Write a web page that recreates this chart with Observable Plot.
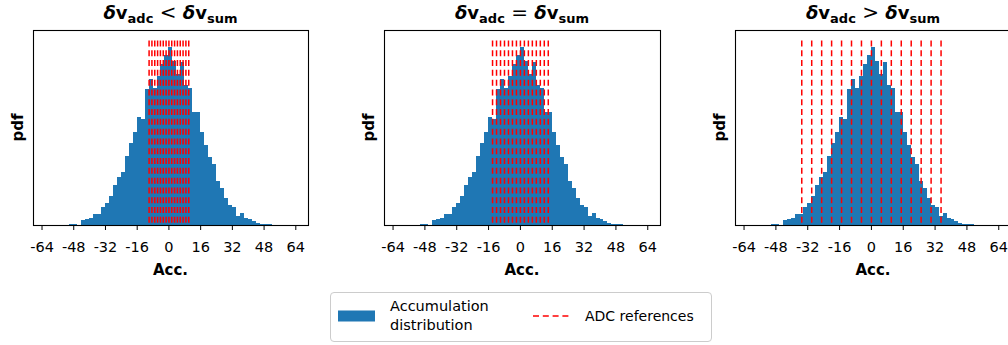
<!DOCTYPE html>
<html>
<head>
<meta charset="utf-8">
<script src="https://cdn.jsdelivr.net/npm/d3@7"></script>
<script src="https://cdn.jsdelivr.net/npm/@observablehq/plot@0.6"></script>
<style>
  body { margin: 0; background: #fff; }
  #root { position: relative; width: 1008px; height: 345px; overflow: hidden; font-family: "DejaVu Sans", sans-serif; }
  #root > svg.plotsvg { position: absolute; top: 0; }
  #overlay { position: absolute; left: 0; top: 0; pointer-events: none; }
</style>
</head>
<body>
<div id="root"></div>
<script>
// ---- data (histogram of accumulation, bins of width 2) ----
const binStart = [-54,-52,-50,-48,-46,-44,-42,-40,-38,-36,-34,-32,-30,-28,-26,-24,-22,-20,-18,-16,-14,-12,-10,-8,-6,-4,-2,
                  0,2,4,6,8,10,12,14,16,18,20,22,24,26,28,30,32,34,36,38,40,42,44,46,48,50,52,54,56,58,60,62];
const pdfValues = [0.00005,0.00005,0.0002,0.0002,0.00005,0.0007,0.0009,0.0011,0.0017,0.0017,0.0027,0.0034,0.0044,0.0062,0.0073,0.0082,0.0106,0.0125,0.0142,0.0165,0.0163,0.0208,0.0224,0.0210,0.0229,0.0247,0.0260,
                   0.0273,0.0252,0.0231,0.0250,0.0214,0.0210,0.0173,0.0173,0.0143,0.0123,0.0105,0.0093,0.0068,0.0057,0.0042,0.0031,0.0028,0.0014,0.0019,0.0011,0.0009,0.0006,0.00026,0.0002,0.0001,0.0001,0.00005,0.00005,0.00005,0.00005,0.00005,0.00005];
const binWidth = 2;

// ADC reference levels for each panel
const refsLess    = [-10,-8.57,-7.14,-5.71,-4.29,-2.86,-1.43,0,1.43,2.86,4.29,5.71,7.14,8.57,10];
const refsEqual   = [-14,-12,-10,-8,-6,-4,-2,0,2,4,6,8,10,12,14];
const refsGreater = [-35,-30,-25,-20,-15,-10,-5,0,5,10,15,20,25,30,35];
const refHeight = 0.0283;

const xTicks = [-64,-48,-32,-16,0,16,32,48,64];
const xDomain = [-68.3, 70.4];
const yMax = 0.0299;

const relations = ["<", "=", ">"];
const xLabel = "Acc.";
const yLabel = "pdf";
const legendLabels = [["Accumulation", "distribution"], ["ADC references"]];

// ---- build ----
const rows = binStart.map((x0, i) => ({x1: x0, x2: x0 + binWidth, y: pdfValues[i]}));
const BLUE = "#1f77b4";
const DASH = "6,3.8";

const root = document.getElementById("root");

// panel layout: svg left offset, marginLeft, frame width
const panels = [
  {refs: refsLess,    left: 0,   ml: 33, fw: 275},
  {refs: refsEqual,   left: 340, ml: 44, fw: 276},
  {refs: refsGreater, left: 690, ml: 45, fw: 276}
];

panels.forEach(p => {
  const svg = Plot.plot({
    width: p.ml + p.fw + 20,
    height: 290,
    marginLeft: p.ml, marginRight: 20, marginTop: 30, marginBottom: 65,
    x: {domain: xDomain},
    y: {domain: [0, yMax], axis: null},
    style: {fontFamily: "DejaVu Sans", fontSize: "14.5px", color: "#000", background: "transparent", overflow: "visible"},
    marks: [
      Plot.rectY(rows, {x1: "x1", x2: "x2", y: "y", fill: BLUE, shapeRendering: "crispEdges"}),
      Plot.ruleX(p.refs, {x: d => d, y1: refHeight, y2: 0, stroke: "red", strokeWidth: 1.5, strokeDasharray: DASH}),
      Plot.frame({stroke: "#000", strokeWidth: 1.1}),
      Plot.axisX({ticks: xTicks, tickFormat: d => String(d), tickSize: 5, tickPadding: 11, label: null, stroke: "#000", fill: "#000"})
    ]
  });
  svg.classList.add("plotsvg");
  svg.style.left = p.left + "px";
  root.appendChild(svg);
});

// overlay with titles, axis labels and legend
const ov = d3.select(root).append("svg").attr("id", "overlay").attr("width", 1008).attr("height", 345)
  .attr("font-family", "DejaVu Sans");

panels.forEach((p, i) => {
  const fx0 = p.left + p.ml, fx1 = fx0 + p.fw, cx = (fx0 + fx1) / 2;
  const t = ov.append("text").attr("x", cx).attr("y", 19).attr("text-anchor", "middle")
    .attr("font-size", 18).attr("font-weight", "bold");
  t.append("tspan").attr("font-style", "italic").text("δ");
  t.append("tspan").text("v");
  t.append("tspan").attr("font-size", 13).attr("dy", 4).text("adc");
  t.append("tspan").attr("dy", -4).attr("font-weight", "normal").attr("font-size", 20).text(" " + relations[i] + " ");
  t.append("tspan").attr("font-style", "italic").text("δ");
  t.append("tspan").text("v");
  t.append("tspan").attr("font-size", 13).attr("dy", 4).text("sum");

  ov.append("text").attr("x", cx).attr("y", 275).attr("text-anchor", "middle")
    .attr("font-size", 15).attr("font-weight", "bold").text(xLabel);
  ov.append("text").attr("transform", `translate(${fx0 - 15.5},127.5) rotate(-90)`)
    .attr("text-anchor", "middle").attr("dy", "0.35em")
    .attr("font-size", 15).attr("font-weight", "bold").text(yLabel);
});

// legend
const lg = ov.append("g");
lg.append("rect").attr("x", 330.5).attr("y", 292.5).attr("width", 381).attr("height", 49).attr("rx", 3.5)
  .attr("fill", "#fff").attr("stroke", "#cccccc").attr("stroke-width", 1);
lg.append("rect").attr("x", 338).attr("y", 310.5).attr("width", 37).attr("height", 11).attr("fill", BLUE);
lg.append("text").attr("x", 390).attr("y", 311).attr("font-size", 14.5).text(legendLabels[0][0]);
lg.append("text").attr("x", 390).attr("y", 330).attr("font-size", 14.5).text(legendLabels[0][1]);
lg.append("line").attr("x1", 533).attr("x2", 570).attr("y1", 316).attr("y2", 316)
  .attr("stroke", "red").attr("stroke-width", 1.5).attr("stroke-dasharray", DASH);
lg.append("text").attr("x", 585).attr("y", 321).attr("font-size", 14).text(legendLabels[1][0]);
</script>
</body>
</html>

□ □ □ □ □

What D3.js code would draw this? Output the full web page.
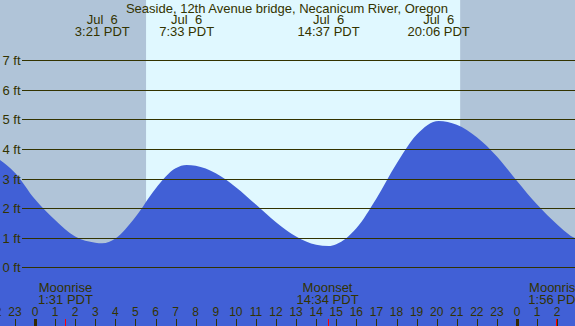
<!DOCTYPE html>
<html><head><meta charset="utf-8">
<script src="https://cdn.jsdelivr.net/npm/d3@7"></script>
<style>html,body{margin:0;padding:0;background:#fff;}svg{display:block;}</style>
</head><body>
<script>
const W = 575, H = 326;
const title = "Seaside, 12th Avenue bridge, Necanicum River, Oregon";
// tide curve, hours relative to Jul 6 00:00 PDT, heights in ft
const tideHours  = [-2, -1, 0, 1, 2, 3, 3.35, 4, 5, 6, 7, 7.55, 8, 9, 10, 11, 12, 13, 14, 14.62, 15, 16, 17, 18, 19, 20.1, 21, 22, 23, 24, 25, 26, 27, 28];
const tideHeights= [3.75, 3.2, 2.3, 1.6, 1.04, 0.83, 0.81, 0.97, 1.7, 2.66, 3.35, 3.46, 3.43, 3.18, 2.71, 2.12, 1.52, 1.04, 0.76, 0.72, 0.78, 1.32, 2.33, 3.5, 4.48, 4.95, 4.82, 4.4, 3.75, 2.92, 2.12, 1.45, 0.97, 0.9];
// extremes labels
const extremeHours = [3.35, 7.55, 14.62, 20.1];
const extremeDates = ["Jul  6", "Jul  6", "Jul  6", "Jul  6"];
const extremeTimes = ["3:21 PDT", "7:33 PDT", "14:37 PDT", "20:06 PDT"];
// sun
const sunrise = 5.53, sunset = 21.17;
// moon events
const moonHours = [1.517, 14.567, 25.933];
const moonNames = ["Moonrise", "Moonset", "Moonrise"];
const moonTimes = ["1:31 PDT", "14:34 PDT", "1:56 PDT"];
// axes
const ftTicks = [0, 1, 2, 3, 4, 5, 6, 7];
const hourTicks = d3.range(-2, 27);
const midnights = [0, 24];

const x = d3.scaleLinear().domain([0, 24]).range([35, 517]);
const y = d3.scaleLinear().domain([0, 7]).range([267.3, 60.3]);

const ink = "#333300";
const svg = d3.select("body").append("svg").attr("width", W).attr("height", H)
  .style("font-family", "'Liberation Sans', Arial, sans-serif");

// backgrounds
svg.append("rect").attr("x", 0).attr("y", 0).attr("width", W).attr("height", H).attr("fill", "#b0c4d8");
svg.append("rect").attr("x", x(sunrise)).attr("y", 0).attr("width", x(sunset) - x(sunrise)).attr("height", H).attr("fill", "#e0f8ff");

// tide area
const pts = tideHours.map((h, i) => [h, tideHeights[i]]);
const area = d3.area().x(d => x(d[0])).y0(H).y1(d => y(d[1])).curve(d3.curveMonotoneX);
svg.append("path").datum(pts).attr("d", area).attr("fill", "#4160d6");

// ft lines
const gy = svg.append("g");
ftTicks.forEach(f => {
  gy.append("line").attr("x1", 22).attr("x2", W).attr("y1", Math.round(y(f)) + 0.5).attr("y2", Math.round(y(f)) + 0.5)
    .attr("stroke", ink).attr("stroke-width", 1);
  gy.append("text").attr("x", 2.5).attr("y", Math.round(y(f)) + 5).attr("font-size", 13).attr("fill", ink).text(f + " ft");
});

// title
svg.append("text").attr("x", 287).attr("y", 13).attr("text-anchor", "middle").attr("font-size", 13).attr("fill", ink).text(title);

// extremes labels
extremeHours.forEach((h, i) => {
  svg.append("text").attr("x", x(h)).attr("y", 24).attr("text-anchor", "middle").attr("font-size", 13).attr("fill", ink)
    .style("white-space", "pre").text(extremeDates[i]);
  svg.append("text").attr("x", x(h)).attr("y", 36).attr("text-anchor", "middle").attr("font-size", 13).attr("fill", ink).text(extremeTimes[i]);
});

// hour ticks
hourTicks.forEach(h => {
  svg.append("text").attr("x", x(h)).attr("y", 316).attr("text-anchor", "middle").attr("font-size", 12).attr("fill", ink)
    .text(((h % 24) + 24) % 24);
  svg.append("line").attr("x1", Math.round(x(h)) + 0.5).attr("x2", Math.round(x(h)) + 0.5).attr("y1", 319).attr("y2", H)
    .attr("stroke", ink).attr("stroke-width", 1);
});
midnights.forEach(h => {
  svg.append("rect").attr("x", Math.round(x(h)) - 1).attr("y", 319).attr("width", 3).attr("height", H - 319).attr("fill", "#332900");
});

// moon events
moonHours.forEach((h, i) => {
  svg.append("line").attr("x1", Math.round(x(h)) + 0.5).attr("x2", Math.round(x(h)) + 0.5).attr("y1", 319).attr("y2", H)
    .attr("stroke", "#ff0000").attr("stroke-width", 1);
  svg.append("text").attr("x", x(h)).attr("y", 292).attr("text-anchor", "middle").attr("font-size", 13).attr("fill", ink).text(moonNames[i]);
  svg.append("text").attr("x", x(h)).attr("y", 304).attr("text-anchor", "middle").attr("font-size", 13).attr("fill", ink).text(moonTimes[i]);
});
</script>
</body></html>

□ □ □ □ □

■ **TASK GOAL**: Do not copy any pictures. Retype exactly the stretch from the line with "Write a web" through the line with "const refHeight = 0.0283;".

■ **PROBLEM SOLUTION**:
Write a web page that recreates this chart with Observable Plot.
<!DOCTYPE html>
<html>
<head>
<meta charset="utf-8">
<script src="https://cdn.jsdelivr.net/npm/d3@7"></script>
<script src="https://cdn.jsdelivr.net/npm/@observablehq/plot@0.6"></script>
<style>
  body { margin: 0; background: #fff; }
  #root { position: relative; width: 1008px; height: 345px; overflow: hidden; font-family: "DejaVu Sans", sans-serif; }
  #root > svg.plotsvg { position: absolute; top: 0; }
  #overlay { position: absolute; left: 0; top: 0; pointer-events: none; }
</style>
</head>
<body>
<div id="root"></div>
<script>
// ---- data (histogram of accumulation, bins of width 2) ----
const binStart = [-54,-52,-50,-48,-46,-44,-42,-40,-38,-36,-34,-32,-30,-28,-26,-24,-22,-20,-18,-16,-14,-12,-10,-8,-6,-4,-2,
                  0,2,4,6,8,10,12,14,16,18,20,22,24,26,28,30,32,34,36,38,40,42,44,46,48,50,52,54,56,58,60,62];
const pdfValues = [0.00005,0.00005,0.0002,0.0002,0.00005,0.0007,0.0009,0.0011,0.0017,0.0017,0.0027,0.0034,0.0044,0.0062,0.0073,0.0082,0.0106,0.0125,0.0142,0.0165,0.0163,0.0208,0.0224,0.0210,0.0229,0.0247,0.0260,
                   0.0273,0.0252,0.0231,0.0250,0.0214,0.0210,0.0173,0.0173,0.0143,0.0123,0.0105,0.0093,0.0068,0.0057,0.0042,0.0031,0.0028,0.0014,0.0019,0.0011,0.0009,0.0006,0.00026,0.0002,0.0001,0.0001,0.00005,0.00005,0.00005,0.00005,0.00005,0.00005];
const binWidth = 2;

// ADC reference levels for each panel
const refsLess    = [-10,-8.57,-7.14,-5.71,-4.29,-2.86,-1.43,0,1.43,2.86,4.29,5.71,7.14,8.57,10];
const refsEqual   = [-14,-12,-10,-8,-6,-4,-2,0,2,4,6,8,10,12,14];
const refsGreater = [-35,-30,-25,-20,-15,-10,-5,0,5,10,15,20,25,30,35];
const refHeight = 0.0283;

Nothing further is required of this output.